Common Dreams / Published on Sunday, June 1, 2008 by Associated Press
BONN, Germany: If the devil is in the details, climate change negotiators are about to enter purgatory.
On Monday, some 2,000 delegates from 162 countries and dozens of specialist agencies open a two-week conference, the first to get into the nuts and bolts of a new global warming agreement meant to take effect after 2012.
The meeting builds on a landmark accord reached last December on the Indonesian island of Bali which, for the first time, held out the promise that the United States, China and India will join a coordinated effort to control carbon emissions blamed for the unnatural heating of the Earth.
The Bali conference agreed to conclude a new climate change treaty by December 2009. Another conference four months later in Bangkok adopted a negotiating timetable.
In Bonn, "the real work is now only beginning," says Yvo de Boer, the U.N.'s top climate change official.
Scientists say the world's carbon emissions must peak within the next 10 to 15 years and then fall by half by mid-century to avoid potentially catastrophic changes in weather patterns, a rise in sea levels that would threaten coastal cities and the mass extinction of plants and animals.
The new climate change pact will succeed the first phase of the 1997 Kyoto Protocol, which requires 37 industrialized nations to reduce greenhouse gas emissions an average of 5 percent below 1990 levels by 2012.
The United States is the only industrialized nation not to have ratified Kyoto. Negotiators hope Washington's consent to the Bali "action plan" marked the end of its hostility toward working with other countries to contain global warming.
"Their attitude, their activity, has changed very much in the recent year. It's really a big change," said Andrej Kranjc of Slovenia, the head of the European Union delegation.

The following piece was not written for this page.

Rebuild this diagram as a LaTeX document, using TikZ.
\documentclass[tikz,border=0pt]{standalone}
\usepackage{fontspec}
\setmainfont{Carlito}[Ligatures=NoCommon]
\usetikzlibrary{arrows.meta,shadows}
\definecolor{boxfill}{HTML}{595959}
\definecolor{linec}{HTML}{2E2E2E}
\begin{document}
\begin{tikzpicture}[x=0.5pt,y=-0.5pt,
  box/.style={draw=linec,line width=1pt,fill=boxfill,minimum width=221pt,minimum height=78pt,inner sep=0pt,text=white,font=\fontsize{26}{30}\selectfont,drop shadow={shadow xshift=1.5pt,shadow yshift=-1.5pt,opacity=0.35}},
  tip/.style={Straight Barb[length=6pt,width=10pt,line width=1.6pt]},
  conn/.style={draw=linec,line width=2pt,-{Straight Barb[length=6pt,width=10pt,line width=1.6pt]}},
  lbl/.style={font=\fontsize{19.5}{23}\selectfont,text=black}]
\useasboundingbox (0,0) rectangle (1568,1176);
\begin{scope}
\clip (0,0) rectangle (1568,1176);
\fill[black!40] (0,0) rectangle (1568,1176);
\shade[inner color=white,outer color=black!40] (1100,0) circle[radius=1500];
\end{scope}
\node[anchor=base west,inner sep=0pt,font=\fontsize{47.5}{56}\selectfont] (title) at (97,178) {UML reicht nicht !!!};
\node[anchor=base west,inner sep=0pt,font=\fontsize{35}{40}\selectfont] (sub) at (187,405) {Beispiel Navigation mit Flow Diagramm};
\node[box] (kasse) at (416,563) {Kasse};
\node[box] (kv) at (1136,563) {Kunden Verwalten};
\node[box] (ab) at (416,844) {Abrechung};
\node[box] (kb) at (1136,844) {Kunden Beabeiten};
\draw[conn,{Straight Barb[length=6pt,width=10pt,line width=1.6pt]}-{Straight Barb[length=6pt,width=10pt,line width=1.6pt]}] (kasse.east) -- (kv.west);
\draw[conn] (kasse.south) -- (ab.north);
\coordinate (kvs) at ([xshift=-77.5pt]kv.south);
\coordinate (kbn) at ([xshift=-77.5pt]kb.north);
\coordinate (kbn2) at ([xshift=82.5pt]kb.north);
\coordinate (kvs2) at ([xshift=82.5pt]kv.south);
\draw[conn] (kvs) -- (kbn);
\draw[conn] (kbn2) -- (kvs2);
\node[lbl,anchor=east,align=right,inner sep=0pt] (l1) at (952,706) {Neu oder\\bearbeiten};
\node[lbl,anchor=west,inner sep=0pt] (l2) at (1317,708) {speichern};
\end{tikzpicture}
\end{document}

Still, the U.S. administration of George W. Bush rejects specific and mandatory targets to reduce emissions over the next dozen years. And countries like India and China question why they should accept limits on their development without commitments from the U.S. ? the world's largest per-capita polluter by far.

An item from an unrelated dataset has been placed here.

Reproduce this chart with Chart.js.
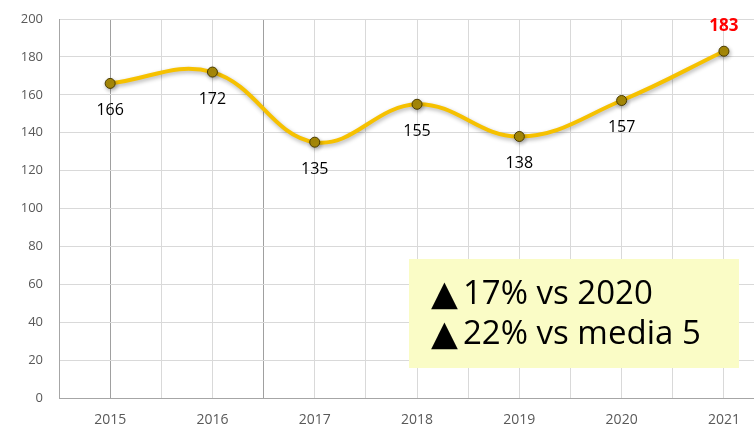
<!DOCTYPE html>
<html>
<head>
<meta charset="utf-8">
<script src="https://cdn.jsdelivr.net/npm/chart.js@4.4.1/dist/chart.umd.min.js"></script>
<style>
  html, body { margin: 0; padding: 0; background: #fff; overflow: hidden; }
  #wrap { width: 760px; height: 429px; }
</style>
</head>
<body>
<div id="wrap"><canvas id="chart"></canvas></div>
<script>
const years = [2015, 2016, 2017, 2018, 2019, 2020, 2021];
const values = [166, 172, 135, 155, 138, 157, 183];
const yTicks = [0, 20, 40, 60, 80, 100, 120, 140, 160, 180, 200];
const noteMark = '\u25B2';
const noteLines = ['17% vs 2020', '22% vs media 5'];

const FONT = "'Open Sans', 'Liberation Sans', sans-serif";

// etichette sotto i punti, l'ultimo in rosso sopra
const labelPlugin = {
    id: 'labels',
    afterDatasetsDraw(chart) {
        const ctx = chart.ctx;
        const meta = chart.getDatasetMeta(0);
        ctx.save();
        ctx.textAlign = 'center';
        ctx.textBaseline = 'middle';
        meta.data.forEach((pt, i) => {
            if (i === values.length - 1) {
                ctx.fillStyle = '#ff0000';
                ctx.font = "bold 17px " + FONT;
                ctx.fillText(values[i], pt.x, pt.y - 25);
            } else {
                ctx.fillStyle = '#000';
                ctx.font = "16px " + FONT;
                ctx.fillText(values[i], pt.x, pt.y + 27);
            }
        });
        ctx.restore();
    }
};

// riquadro con le variazioni
const notePlugin = {
    id: 'note',
    afterDraw(chart) {
        const ctx = chart.ctx;
        ctx.save();
        ctx.fillStyle = '#fafcc6';
        ctx.fillRect(409, 259, 330, 109);
        ctx.fillStyle = '#000';
        ctx.textBaseline = 'alphabetic';
        [304, 344].forEach((base, i) => {
            ctx.font = "35px 'DejaVu Sans', sans-serif";
            ctx.fillText(noteMark, 431, base + 1);
            ctx.font = "33px " + FONT;
            ctx.fillText(noteLines[i], 463, base);
        });
        ctx.restore();
    }
};

const shadowPlugin = {
    id: 'shadow',
    beforeDatasetDraw(chart) {
        const ctx = chart.ctx;
        ctx.save();
        ctx.shadowColor = 'rgba(0,0,0,0.3)';
        ctx.shadowBlur = 4;
        ctx.shadowOffsetX = 1;
        ctx.shadowOffsetY = 2;
    },
    afterDatasetDraw(chart) {
        chart.ctx.restore();
    }
};

const ctx = document.getElementById('chart').getContext('2d');
new Chart(ctx, {
    type: 'line',
    data: {
        datasets: [{
            data: years.map((y, i) => ({ x: y, y: values[i] })),
            borderColor: '#f6c100',
            borderWidth: 4,
            tension: 0.4,
            pointRadius: 5,
            pointBackgroundColor: '#a88a08',
            pointBorderColor: '#4a3c00',
            pointBorderWidth: 1
        }]
    },
    plugins: [shadowPlugin, labelPlugin, notePlugin],
    options: {
        responsive: true,
        maintainAspectRatio: false,
        animation: false,
        layout: { padding: { top: 19, right: 0, left: 0, bottom: 0 } },
        plugins: { legend: { display: false }, tooltip: { enabled: false } },
        scales: {
            x: {
                type: 'linear',
                min: 2014.5,
                max: 2021.294,
                afterBuildTicks(scale) {
                    const t = [];
                    years.forEach(y => { t.push({ value: y - 0.5 }); t.push({ value: y }); });
                    scale.ticks = t;
                },
                afterFit(scale) {
                    scale.height = 31;
                    scale.paddingLeft = 0;
                    scale.paddingRight = 0;
                },
                grid: {
                    color: c => (c.tick && (c.tick.value === 2015 || c.tick.value === 2016.5)) ? '#a0a0a0' : '#d9d9d9',
                    drawTicks: false
                },
                border: { color: '#a6a6a6', width: 1 },
                ticks: {
                    autoSkip: false,
                    maxRotation: 0,
                    padding: 14,
                    color: '#595959',
                    font: { family: FONT, size: 14 },
                    callback: v => Number.isInteger(v) ? String(v) : ''
                }
            },
            y: {
                min: 0,
                max: 200,
                afterBuildTicks(scale) { scale.ticks = yTicks.map(v => ({ value: v })); },
                afterFit(scale) {
                    scale.width = 59;
                    scale.paddingTop = 0;
                    scale.paddingBottom = 0;
                },
                grid: { color: '#d9d9d9', drawTicks: false },
                border: { color: '#a6a6a6', width: 1 },
                ticks: {
                    padding: 16,
                    color: '#595959',
                    font: { family: FONT, size: 13 }
                }
            }
        }
    }
});
</script>
</body>
</html>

Delegates say such major decisions must wait for the new U.S. administration next January.
"It's unlikely we are going to make lot of progress this year because we need strong signals from the U.S., and that's not going happen until the election," said Ian Fry, the delegate from the tiny Pacific nation of Tuvalu.
But time is pressing.
The basic outline of the post-Kyoto agreement should be ready by next summer to prepare for the critical December conference in Copenhagen, Denmark, where the new pact should be adopted, de Boer says.

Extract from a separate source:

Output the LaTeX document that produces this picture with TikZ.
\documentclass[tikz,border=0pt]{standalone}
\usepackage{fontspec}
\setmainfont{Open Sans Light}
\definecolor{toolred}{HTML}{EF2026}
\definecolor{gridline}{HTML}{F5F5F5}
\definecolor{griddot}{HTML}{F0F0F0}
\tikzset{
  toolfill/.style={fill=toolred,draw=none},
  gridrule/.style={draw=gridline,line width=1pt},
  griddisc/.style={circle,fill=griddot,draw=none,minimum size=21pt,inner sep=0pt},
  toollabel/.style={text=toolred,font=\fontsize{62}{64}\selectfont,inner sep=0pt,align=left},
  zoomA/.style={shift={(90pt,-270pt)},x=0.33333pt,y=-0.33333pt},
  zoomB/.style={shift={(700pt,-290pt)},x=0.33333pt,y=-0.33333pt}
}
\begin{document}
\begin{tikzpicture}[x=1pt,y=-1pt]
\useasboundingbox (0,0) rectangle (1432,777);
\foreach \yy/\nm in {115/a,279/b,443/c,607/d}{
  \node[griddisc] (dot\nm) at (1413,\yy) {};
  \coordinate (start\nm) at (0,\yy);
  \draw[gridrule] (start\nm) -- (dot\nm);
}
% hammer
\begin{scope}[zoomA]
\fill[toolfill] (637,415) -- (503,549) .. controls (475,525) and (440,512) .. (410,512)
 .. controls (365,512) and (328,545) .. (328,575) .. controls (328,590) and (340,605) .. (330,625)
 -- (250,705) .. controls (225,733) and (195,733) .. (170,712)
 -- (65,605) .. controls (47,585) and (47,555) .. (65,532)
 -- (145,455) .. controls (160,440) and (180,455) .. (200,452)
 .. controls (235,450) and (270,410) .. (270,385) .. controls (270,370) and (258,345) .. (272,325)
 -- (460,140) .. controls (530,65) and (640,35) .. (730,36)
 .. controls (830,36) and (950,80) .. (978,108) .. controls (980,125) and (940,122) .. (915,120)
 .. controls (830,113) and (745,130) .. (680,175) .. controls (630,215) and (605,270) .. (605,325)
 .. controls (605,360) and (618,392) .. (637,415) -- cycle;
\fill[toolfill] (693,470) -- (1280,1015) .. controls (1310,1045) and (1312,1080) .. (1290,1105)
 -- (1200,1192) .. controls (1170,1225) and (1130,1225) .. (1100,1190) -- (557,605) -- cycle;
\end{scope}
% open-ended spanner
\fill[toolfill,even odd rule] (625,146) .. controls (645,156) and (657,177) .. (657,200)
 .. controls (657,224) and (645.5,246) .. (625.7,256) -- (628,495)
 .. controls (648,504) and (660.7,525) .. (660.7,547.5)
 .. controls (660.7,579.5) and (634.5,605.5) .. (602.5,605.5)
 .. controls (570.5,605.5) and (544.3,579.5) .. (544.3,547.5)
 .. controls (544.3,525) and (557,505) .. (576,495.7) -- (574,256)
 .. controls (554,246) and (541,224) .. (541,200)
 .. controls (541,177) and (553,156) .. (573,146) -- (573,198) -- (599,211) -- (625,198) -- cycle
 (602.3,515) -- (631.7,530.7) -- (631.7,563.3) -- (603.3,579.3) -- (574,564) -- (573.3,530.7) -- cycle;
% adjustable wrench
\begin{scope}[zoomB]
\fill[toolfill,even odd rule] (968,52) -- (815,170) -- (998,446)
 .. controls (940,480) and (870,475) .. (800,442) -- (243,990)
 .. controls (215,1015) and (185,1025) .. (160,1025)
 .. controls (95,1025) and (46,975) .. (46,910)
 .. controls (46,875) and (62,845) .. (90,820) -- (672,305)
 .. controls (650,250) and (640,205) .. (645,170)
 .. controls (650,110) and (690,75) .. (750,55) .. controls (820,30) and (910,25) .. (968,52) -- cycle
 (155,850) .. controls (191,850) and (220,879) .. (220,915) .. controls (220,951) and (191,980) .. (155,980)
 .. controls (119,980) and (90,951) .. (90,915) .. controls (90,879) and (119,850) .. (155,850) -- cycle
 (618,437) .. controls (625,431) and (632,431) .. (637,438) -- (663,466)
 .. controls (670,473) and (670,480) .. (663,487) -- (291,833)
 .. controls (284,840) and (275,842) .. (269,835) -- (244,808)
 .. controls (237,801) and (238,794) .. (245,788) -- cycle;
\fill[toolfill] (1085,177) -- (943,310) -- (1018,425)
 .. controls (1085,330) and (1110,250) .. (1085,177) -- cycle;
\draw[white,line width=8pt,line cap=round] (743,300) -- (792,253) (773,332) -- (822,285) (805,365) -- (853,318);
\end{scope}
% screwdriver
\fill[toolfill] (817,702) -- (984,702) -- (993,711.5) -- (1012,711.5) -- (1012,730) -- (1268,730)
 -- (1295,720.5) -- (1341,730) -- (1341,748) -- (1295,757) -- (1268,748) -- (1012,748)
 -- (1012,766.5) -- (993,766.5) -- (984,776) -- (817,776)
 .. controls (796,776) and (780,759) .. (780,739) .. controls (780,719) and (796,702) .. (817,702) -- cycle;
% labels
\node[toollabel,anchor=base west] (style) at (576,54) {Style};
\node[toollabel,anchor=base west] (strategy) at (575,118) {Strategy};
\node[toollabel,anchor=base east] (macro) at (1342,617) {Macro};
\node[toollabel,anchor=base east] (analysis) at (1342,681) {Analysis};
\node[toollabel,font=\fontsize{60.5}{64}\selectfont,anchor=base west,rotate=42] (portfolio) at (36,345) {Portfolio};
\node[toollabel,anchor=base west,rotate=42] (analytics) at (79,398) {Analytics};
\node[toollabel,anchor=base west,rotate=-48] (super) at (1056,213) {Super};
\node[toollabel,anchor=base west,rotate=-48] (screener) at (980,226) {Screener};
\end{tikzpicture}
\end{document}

That allows negotiators just six months after the next U.S. president takes office to negotiate a complex, multifaceted and hugely expensive treaty.
"Everyone refers to the U.S. as the elephant in the room," said Angela Anderson, the director of the Global Warming Campaign for the Pew Environment Group. She said the presidential candidates already should be formulating policies and making them part of their campaigns.
"The new administration will have a challenge, but perhaps a welcome challenge. They can mend the U.S. reputation abroad by engaging constructively in the climate talks," she said.
Delegates in Bonn will begin work on how to help developing countries adapt to anticipated changes in their climate, on transferring new technologies to help them avoid hefty carbon emissions as they expand their economies, and on how to raise the trillions of dollars required over the next decades to curb climate change.
Each objective faces a multitude of obstacles.
Governments cannot commit to transferring technologies that belong to private companies, which are protected by intellectual property rights, for example. Small countries need satellite monitoring, especially of deforestation, which they cannot afford without help. The costs of installing carbon-storage facilities on power stations, once it becomes technically feasible, will be out of reach to all but the richest.
Proposed "adaptation funds" for developing countries are plagued by questions of how money will be generated, who will control it and how it will be allocated.
Some countries favor a levy on airplane tickets and maritime transport, to be deposited in a special account earmarked for developing countries.
No one expects answers by the end of the Bonn conference,
De Boer said in an earlier interview he hoped the meeting would "take things to the next level," with the discussions crystalizing ideas and leading governments to submit written proposals for the Copenhagen accord.
"We don't expect a breakthrough (in Bonn), of course. We have a long road ahead of us," said Kranjc, the EU chief delegate. He cautions against trying to move too fast. "Things are not ripe."